Tanggal dibangunnya bendungan
Kami memutuskan untuk istirahat dulu sebelum mendaki Kawah Ijen. Pukul 9 malam masih terlalu sore untuk mendaki. Loket penjulan tiket pun baru buka pukul 1 dini hari. Kami tidur di sebuah shelter (seperti shelter di pos pendakian gunung) yang cukup besar. Bukan hanya kami yang beristirahat di situ, beberapa orang sudah berada di alam mimpi saat kami datang. Sementara Santi dan Mbak Rara menggelar matras untuk tidur, saya dan Faruk bergelantungan di hammock.
Langit cerah tanpa awan malam itu. Cahaya bulan cukup terang untuk menerangi jalan. Kami mendaki bersama puluhan wisatawan lain. Diantara banyaknya wisatawan, ada para penambang belerang. Mereka mendaki dengan mendorong gotrok yang biasa digunakan untuk membawa turun belerang. Ternyata bagi mereka fungsi gotrok bukan sekedar mengangkut belerang, melainkan bisa dijadikan jasa ojek. Bagi yang lelah atau malas mendaki, dapat menggunakan jasa Go-Trok ini untuk naik maupun turun.
Di tengah perjalanan, musibah menimpa Santi. Ketika mendaki, kakinya terperosok ke jalan yang berlubang hingga membuat kakinya terkilir. Akibat hal tersebut kami menghentikan perjalanan dan memutuskan untuk berhenti di Pos Bunder.
Pos Bunder
Setelah istirahat beberapa saat, Santi merasa kakinya baikan. Ia mengajak untuk lanjut mendaki ke puncak. Kami membujuknya untuk turun saja, karena khawatir kakinya sakit lagi dan menjadi tambah parah. Namun ia tetap pada pendiriannya. Ia merasa sanggup dan ingin tetap lanjut. Karena keinginannya yang besar, Bang Gethuk lalu memberi alternatif lain.

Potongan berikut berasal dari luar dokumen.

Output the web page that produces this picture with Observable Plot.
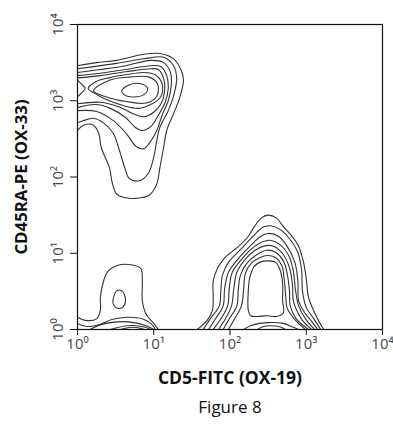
<!DOCTYPE html>
<html><head><meta charset="utf-8">
<script src="https://cdn.jsdelivr.net/npm/d3@7"></script>
<script src="https://cdn.jsdelivr.net/npm/@observablehq/plot@0.6"></script>
<style>body{margin:0;background:#fff;}</style>
</head><body><div id="chart"></div>
<script>
// Axes are log10 decades (10^0 .. 10^4)
const xTicks = [0, 1, 2, 3, 4];
const yTicks = [0, 1, 2, 3, 4];
const tickLabels = ["10⁰", "10¹", "10²", "10³", "10⁴"];
const xTitle = "CD5-FITC (OX-19)";
const yTitle = "CD45RA-PE (OX-33)";
const figureCaption = "Figure 8";

// Contour lines, [log10 CD5, log10 CD45RA]
const upperLeftOpen = [
  [[0,3.46],[0.25,3.50],[0.51,3.53],[0.87,3.61],[1.08,3.62],[1.26,3.55],[1.36,3.40],[1.39,3.27],[1.34,3.04],[1.26,2.83],[1.17,2.61],[1.13,2.39],[1.08,2.12],[1.04,1.91],[0.94,1.76],[0.77,1.72],[0.62,1.73],[0.51,1.78],[0.45,1.95],[0.42,2.12],[0.31,2.39],[0.28,2.57],[0.21,2.68],[0.08,2.68],[0,2.61]],
  [[0,3.42],[0.51,3.49],[0.87,3.55],[1.13,3.57],[1.26,3.46],[1.30,3.30],[1.27,3.10],[1.19,2.87],[1.08,2.65],[1.04,2.48],[1.00,2.26],[0.93,2.05],[0.81,1.95],[0.68,1.98],[0.62,2.12],[0.55,2.35],[0.47,2.57],[0.34,2.71],[0.21,2.77],[0.08,2.74],[0,2.71]],
  [[0,3.37],[0.30,3.41],[0.63,3.46],[0.96,3.53],[1.13,3.50],[1.22,3.37],[1.23,3.20],[1.19,3.00],[1.11,2.81],[1.04,2.61],[0.94,2.44],[0.87,2.37],[0.77,2.40],[0.64,2.57],[0.47,2.74],[0.25,2.86],[0,2.87]],
  [[0,3.33],[0.30,3.36],[0.63,3.41],[0.96,3.46],[1.09,3.45],[1.17,3.33],[1.19,3.16],[1.15,2.98],[1.06,2.81],[0.96,2.66],[0.85,2.61],[0.76,2.65],[0.63,2.78],[0.43,2.90],[0.24,2.95],[0,2.91]],
  [[0,3.30],[0.30,3.33],[0.63,3.38],[0.96,3.42],[1.06,3.41],[1.13,3.29],[1.14,3.11],[1.09,2.95],[1.00,2.85],[0.87,2.79],[0.73,2.83],[0.54,2.92],[0.30,2.98],[0,2.96]],
  [[0,3.27],[0.05,3.22],[0.10,3.16],[0.05,3.10],[0,3.05]]
];
const upperLeftClosed = [
  [[0.14,3.16],[0.24,3.25],[0.41,3.30],[0.63,3.34],[0.87,3.37],[1.02,3.34],[1.11,3.22],[1.09,3.05],[0.96,2.95],[0.80,2.90],[0.59,2.94],[0.37,3.02],[0.22,3.10]],
  [[0.21,3.13],[0.42,3.27],[0.68,3.31],[0.94,3.31],[1.05,3.22],[1.04,3.06],[0.90,2.97],[0.64,2.99],[0.38,3.05]],
  [[0.58,3.13],[0.68,3.21],[0.84,3.22],[0.92,3.16],[0.87,3.08],[0.71,3.05],[0.61,3.08]]
];
const lowerLeftOpen = [
  [[0,0.16],[0.10,0.12],[0.25,0.14],[0.30,0.25],[0.30,0.42],[0.33,0.59],[0.39,0.75],[0.52,0.84],[0.70,0.85],[0.83,0.80],[0.85,0.63],[0.85,0.38],[0.90,0.20],[1.00,0.08],[1.06,0]],
  [[0,0.08],[0.13,0.04],[0.30,0.07],[0.45,0.13],[0.65,0.16],[0.85,0.14],[0.98,0.06],[1.02,0]],
  [[0.16,0],[0.37,0.08],[0.67,0.10],[0.90,0.05],[1.00,0]],
  [[0.43,0],[0.66,0.05],[0.89,0.03],[0.96,0]],
  [[0.56,0],[0.73,0.03],[0.88,0]]
];
const lowerLeftClosed = [
  [[0.47,0.41],[0.52,0.51],[0.59,0.50],[0.63,0.38],[0.59,0.29],[0.52,0.28],[0.47,0.33]]
];
const lowerRightOpen = [
  [[1.57,0],[1.70,0.12],[1.77,0.25],[1.78,0.42],[1.78,0.64],[1.84,0.81],[1.93,0.94],[2.10,1.08],[2.23,1.21],[2.32,1.35],[2.41,1.46],[2.50,1.50],[2.61,1.46],[2.70,1.35],[2.79,1.25],[2.89,1.11],[2.96,0.90],[3.00,0.67],[3.03,0.42],[3.11,0.22],[3.17,0.10],[3.23,0]],
  [[1.65,0],[1.74,0.14],[1.86,0.31],[1.88,0.51],[1.90,0.71],[1.98,0.88],[2.14,1.05],[2.30,1.22],[2.43,1.34],[2.53,1.36],[2.66,1.31],[2.78,1.19],[2.89,1.01],[2.94,0.77],[2.95,0.51],[3.00,0.29],[3.10,0.14],[3.19,0]],
  [[1.72,0],[1.81,0.14],[1.91,0.31],[1.93,0.54],[1.98,0.75],[2.11,0.93],[2.27,1.10],[2.40,1.22],[2.50,1.26],[2.64,1.22],[2.75,1.09],[2.85,0.88],[2.89,0.64],[2.90,0.38],[2.98,0.22],[3.06,0.12],[3.15,0]],
  [[1.78,0],[1.88,0.14],[1.97,0.31],[1.99,0.54],[2.03,0.75],[2.16,0.93],[2.31,1.08],[2.43,1.15],[2.53,1.17],[2.66,1.11],[2.77,0.97],[2.83,0.77],[2.86,0.51],[2.90,0.31],[2.99,0.14],[3.11,0]],
  [[1.85,0],[1.94,0.14],[2.02,0.31],[2.05,0.54],[2.09,0.75],[2.20,0.92],[2.33,1.04],[2.47,1.10],[2.58,1.09],[2.70,0.98],[2.78,0.81],[2.82,0.58],[2.83,0.38],[2.89,0.22],[2.95,0.12],[3.07,0]],
  [[1.91,0],[1.99,0.14],[2.09,0.31],[2.11,0.54],[2.14,0.72],[2.23,0.88],[2.35,0.98],[2.48,1.04],[2.60,1.01],[2.70,0.90],[2.75,0.73],[2.78,0.51],[2.79,0.31],[2.87,0.14],[3.03,0]],
  [[1.98,0],[2.06,0.14],[2.15,0.31],[2.18,0.54],[2.20,0.73],[2.28,0.87],[2.39,0.94],[2.49,0.97],[2.60,0.94],[2.68,0.84],[2.71,0.67],[2.73,0.45],[2.75,0.28],[2.86,0.12],[2.99,0]],
  [[2.18,0],[2.27,0.05],[2.49,0.09],[2.70,0.08],[2.83,0.03],[2.90,0]],
  [[2.36,0],[2.44,0.04],[2.53,0.05],[2.64,0.04],[2.73,0]]
];
const lowerRightClosed = [
  [[2.24,0.25],[2.24,0.51],[2.26,0.68],[2.32,0.83],[2.41,0.89],[2.50,0.90],[2.60,0.88],[2.66,0.77],[2.69,0.60],[2.69,0.38],[2.70,0.22],[2.61,0.17],[2.49,0.18],[2.36,0.17],[2.27,0.18]]
];

const toRows = (contours, prefix) =>
  contours.flatMap((c, i) => c.map(([x, y]) => ({x, y, id: prefix + i})));
const openRows = [
  ...toRows(upperLeftOpen, "ulo"),
  ...toRows(lowerLeftOpen, "llo"),
  ...toRows(lowerRightOpen, "lro")
];
const closedRows = [
  ...toRows(upperLeftClosed, "ulc"),
  ...toRows(lowerLeftClosed, "llc"),
  ...toRows(lowerRightClosed, "lrc")
];

const fmt = d => tickLabels[d];
const font = "'Open Sans', 'Noto Sans', sans-serif";

const chart = Plot.plot({
  width: 393,
  height: 429,
  marginLeft: 77,
  marginRight: 11,
  marginTop: 24,
  marginBottom: 100,
  style: {fontFamily: font, background: "#fff"},
  x: {domain: [0, 4]},
  y: {domain: [0, 4]},
  marks: [
    Plot.line(openRows, {x: "x", y: "y", z: "id", curve: "catmull-rom", stroke: "#333", strokeWidth: 1.1, clip: true}),
    Plot.line(closedRows, {x: "x", y: "y", z: "id", curve: "catmull-rom-closed", stroke: "#333", strokeWidth: 1.1, clip: true}),
    Plot.frame({stroke: "#111", strokeWidth: 1.2}),
    Plot.axisX(xTicks, {tickSize: 6, tickPadding: 3, tickFormat: fmt, fontSize: 15, color: "#4a4a4a", stroke: "#111", label: null}),
    Plot.axisY(yTicks, {tickSize: 7, tickFormat: () => "", stroke: "#111", label: null}),
    Plot.text(yTicks, {x: 0, y: d => d, text: fmt, rotate: -90, dx: -15, lineAnchor: "bottom", textAnchor: "middle", fontSize: 15, fill: "#4a4a4a"}),
    Plot.text([xTitle], {frameAnchor: "bottom", dy: 54, text: d => d, textAnchor: "middle", fontSize: 17.5, fontWeight: "bold", fill: "#111"}),
    Plot.text([yTitle], {frameAnchor: "left", dx: -56, rotate: -90, text: d => d, textAnchor: "middle", fontSize: 16.8, fontWeight: "bold", fill: "#111"}),
    Plot.text([figureCaption], {frameAnchor: "bottom", dy: 83, text: d => d, textAnchor: "middle", fontSize: 17, fill: "#111"})
  ]
});
document.getElementById("chart").appendChild(chart);
</script>
</body></html>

Saya, Santi dan Mbak Rara yang sebelumnya sudah diceritakan dan ditunjukkan dari foto, mengangguk setuju.
“Jalannya nggak begitu terjal, tapi harus nunggu terang dulu baru berangkat.” Tambah Bang Gethuk.
“Oke siap, Bang!” timpal saya.
Kami kembali mendaki setelah matahari terbit, kali ini tujuannya adalah Yunani. Tidak jauh dari Pos Bunder, Faruk yang berjalan paling depan keluar dari jalur utama (jalur ke puncak) dan masuk ke ‘gerbang’ menuju Yunani. Jalurnya sempit, hanya jalan setapak yang muat dilewati satu orang. Semak belukar tumbuh rimbun di sisi kanan dan kiri jalan, menandakan bahwa tidak banyak orang yang lewat.
'Gerbang' ke Yunani
Rimbun!
Gunung Raung
Meski cukup jauh, tapi jalannya tidak begitu menanjak. Pemandangannya pun ciamik. Kami disuguhi panorama Gunung Raung di kejauhan. Setelah 1 jam berjalan, trek berganti menjadi pasir berbatu. Medan yang sebelumnya ditumbuhi pohon dan semak yang lebat, setelah melewati batas vegetasi berubah menjadi gersang. Dari situ pula kami dapat melihat kawah. Yap, ‘kawah’-nya Kawah Ijen!
Perlu berhati-hati
Kawahnya sudah terlihat
Dan inilah Yunani. Sebutan untuk bendungan Kawah Ijen. Spot yang jarang diketahui oleh wisatawan. Kalau bukan karena Faruk dan Bang Gethuk yang asli Banyuwangi, saya pun tidak akan mengetahuinya. Pemandangannya sangat memukau, luar biasa amazing pokoknya mah! Air kawah yang berwarna hijau tosca terlihat begitu kontras dengan dinding kawah yang mengelilinginya.
Pada akhirnya, puncak memang hanyalah bonus. Begitu juga dengan blue fire. Namun saya tidak kecewa, karena keindahan Yunani pun tak ada duanya. Mungkin pada kesempatan berikutnya saya baru diizinkan untuk dapat menyaksikan kobaran blue fire yang tersohor itu. No blue fire? no problem!